> _PROBLEM TO SOLVE_
Print the listing as it stands, omitting all images.

————————

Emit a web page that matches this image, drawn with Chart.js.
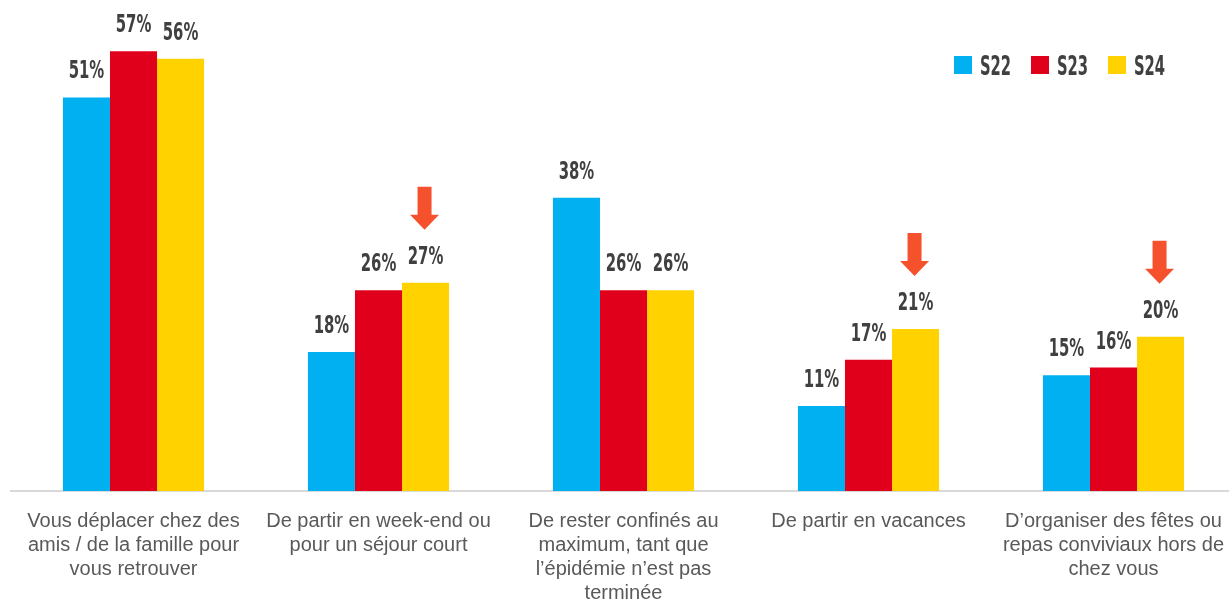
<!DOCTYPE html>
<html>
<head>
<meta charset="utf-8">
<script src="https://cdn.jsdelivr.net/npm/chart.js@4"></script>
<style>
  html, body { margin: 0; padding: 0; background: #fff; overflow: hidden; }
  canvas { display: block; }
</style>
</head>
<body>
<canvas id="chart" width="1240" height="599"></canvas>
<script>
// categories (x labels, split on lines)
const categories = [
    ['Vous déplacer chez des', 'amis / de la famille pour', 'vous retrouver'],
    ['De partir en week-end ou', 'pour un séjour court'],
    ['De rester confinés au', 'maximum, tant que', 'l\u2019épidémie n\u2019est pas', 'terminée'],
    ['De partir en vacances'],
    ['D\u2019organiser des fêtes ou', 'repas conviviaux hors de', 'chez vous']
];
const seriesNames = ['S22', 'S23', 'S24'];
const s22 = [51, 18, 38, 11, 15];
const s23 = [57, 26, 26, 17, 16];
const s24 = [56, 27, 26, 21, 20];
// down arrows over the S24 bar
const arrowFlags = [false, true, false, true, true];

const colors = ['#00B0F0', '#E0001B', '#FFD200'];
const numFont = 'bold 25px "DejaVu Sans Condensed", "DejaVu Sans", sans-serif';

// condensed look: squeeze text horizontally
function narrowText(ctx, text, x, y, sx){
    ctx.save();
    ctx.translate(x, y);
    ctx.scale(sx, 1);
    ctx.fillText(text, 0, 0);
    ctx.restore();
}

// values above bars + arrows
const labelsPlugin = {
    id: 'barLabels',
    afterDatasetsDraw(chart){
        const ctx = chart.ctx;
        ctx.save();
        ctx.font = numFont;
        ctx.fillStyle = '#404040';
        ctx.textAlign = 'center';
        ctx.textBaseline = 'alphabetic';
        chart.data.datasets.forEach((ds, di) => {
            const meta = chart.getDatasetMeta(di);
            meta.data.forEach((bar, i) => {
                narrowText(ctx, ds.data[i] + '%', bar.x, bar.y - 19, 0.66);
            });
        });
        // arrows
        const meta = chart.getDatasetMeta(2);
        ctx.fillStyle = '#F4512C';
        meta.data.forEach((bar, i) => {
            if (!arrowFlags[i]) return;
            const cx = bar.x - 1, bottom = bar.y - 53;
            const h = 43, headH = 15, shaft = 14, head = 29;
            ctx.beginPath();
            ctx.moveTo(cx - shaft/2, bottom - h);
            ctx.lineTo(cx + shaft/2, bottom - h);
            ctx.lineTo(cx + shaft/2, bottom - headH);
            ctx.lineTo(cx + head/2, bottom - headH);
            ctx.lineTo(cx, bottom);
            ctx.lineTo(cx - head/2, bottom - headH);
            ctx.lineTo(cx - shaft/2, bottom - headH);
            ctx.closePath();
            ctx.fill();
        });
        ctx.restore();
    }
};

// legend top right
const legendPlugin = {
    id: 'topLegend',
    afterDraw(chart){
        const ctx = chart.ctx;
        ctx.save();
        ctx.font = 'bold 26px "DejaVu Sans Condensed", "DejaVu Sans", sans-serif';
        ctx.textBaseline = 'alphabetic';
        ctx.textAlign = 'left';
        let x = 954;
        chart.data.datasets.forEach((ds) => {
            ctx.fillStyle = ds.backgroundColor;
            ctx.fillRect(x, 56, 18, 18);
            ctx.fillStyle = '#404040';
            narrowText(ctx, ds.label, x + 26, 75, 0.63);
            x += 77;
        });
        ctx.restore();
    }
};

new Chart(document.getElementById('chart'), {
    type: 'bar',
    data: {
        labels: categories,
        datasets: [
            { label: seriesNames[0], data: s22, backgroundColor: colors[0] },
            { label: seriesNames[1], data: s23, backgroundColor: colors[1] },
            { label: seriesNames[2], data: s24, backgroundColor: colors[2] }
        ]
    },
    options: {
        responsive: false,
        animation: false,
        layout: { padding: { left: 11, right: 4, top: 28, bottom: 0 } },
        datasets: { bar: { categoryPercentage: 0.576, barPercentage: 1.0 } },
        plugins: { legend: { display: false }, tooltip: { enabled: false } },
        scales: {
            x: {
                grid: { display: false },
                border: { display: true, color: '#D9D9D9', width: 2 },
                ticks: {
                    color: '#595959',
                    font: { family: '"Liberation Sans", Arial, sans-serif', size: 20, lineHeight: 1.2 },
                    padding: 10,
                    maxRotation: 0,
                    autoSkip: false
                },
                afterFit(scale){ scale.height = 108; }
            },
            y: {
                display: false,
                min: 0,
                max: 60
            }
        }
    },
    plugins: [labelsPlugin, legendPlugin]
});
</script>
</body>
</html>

————————

> _ANSWER FOR THIS EXERCISE_
Emit a web page that matches this image, drawn with Chart.js.
<!DOCTYPE html>
<html>
<head>
<meta charset="utf-8">
<script src="https://cdn.jsdelivr.net/npm/chart.js@4"></script>
<style>
  html, body { margin: 0; padding: 0; background: #fff; overflow: hidden; }
  canvas { display: block; }
</style>
</head>
<body>
<canvas id="chart" width="1240" height="599"></canvas>
<script>
// categories (x labels, split on lines)
const categories = [
    ['Vous déplacer chez des', 'amis / de la famille pour', 'vous retrouver'],
    ['De partir en week-end ou', 'pour un séjour court'],
    ['De rester confinés au', 'maximum, tant que', 'l\u2019épidémie n\u2019est pas', 'terminée'],
    ['De partir en vacances'],
    ['D\u2019organiser des fêtes ou', 'repas conviviaux hors de', 'chez vous']
];
const seriesNames = ['S22', 'S23', 'S24'];
const s22 = [51, 18, 38, 11, 15];
const s23 = [57, 26, 26, 17, 16];
const s24 = [56, 27, 26, 21, 20];
// down arrows over the S24 bar
const arrowFlags = [false, true, false, true, true];

const colors = ['#00B0F0', '#E0001B', '#FFD200'];
const numFont = 'bold 25px "DejaVu Sans Condensed", "DejaVu Sans", sans-serif';

// condensed look: squeeze text horizontally
function narrowText(ctx, text, x, y, sx){
    ctx.save();
    ctx.translate(x, y);
    ctx.scale(sx, 1);
    ctx.fillText(text, 0, 0);
    ctx.restore();
}

// values above bars + arrows
const labelsPlugin = {
    id: 'barLabels',
    afterDatasetsDraw(chart){
        const ctx = chart.ctx;
        ctx.save();
        ctx.font = numFont;
        ctx.fillStyle = '#404040';
        ctx.textAlign = 'center';
        ctx.textBaseline = 'alphabetic';
        chart.data.datasets.forEach((ds, di) => {
            const meta = chart.getDatasetMeta(di);
            meta.data.forEach((bar, i) => {
                narrowText(ctx, ds.data[i] + '%', bar.x, bar.y - 19, 0.66);
            });
        });
        // arrows
        const meta = chart.getDatasetMeta(2);
        ctx.fillStyle = '#F4512C';
        meta.data.forEach((bar, i) => {
            if (!arrowFlags[i]) return;
            const cx = bar.x - 1, bottom = bar.y - 53;
            const h = 43, headH = 15, shaft = 14, head = 29;
            ctx.beginPath();
            ctx.moveTo(cx - shaft/2, bottom - h);
            ctx.lineTo(cx + shaft/2, bottom - h);
            ctx.lineTo(cx + shaft/2, bottom - headH);
            ctx.lineTo(cx + head/2, bottom - headH);
            ctx.lineTo(cx, bottom);
            ctx.lineTo(cx - head/2, bottom - headH);
            ctx.lineTo(cx - shaft/2, bottom - headH);
            ctx.closePath();
            ctx.fill();
        });
        ctx.restore();
    }
};

// legend top right
const legendPlugin = {
    id: 'topLegend',
    afterDraw(chart){
        const ctx = chart.ctx;
        ctx.save();
        ctx.font = 'bold 26px "DejaVu Sans Condensed", "DejaVu Sans", sans-serif';
        ctx.textBaseline = 'alphabetic';
        ctx.textAlign = 'left';
        let x = 954;
        chart.data.datasets.forEach((ds) => {
            ctx.fillStyle = ds.backgroundColor;
            ctx.fillRect(x, 56, 18, 18);
            ctx.fillStyle = '#404040';
            narrowText(ctx, ds.label, x + 26, 75, 0.63);
            x += 77;
        });
        ctx.restore();
    }
};

new Chart(document.getElementById('chart'), {
    type: 'bar',
    data: {
        labels: categories,
        datasets: [
            { label: seriesNames[0], data: s22, backgroundColor: colors[0] },
            { label: seriesNames[1], data: s23, backgroundColor: colors[1] },
            { label: seriesNames[2], data: s24, backgroundColor: colors[2] }
        ]
    },
    options: {
        responsive: false,
        animation: false,
        layout: { padding: { left: 11, right: 4, top: 28, bottom: 0 } },
        datasets: { bar: { categoryPercentage: 0.576, barPercentage: 1.0 } },
        plugins: { legend: { display: false }, tooltip: { enabled: false } },
        scales: {
            x: {
                grid: { display: false },
                border: { display: true, color: '#D9D9D9', width: 2 },
                ticks: {
                    color: '#595959',
                    font: { family: '"Liberation Sans", Arial, sans-serif', size: 20, lineHeight: 1.2 },
                    padding: 10,
                    maxRotation: 0,
                    autoSkip: false
                },
                afterFit(scale){ scale.height = 108; }
            },
            y: {
                display: false,
                min: 0,
                max: 60
            }
        }
    },
    plugins: [labelsPlugin, legendPlugin]
});
</script>
</body>
</html>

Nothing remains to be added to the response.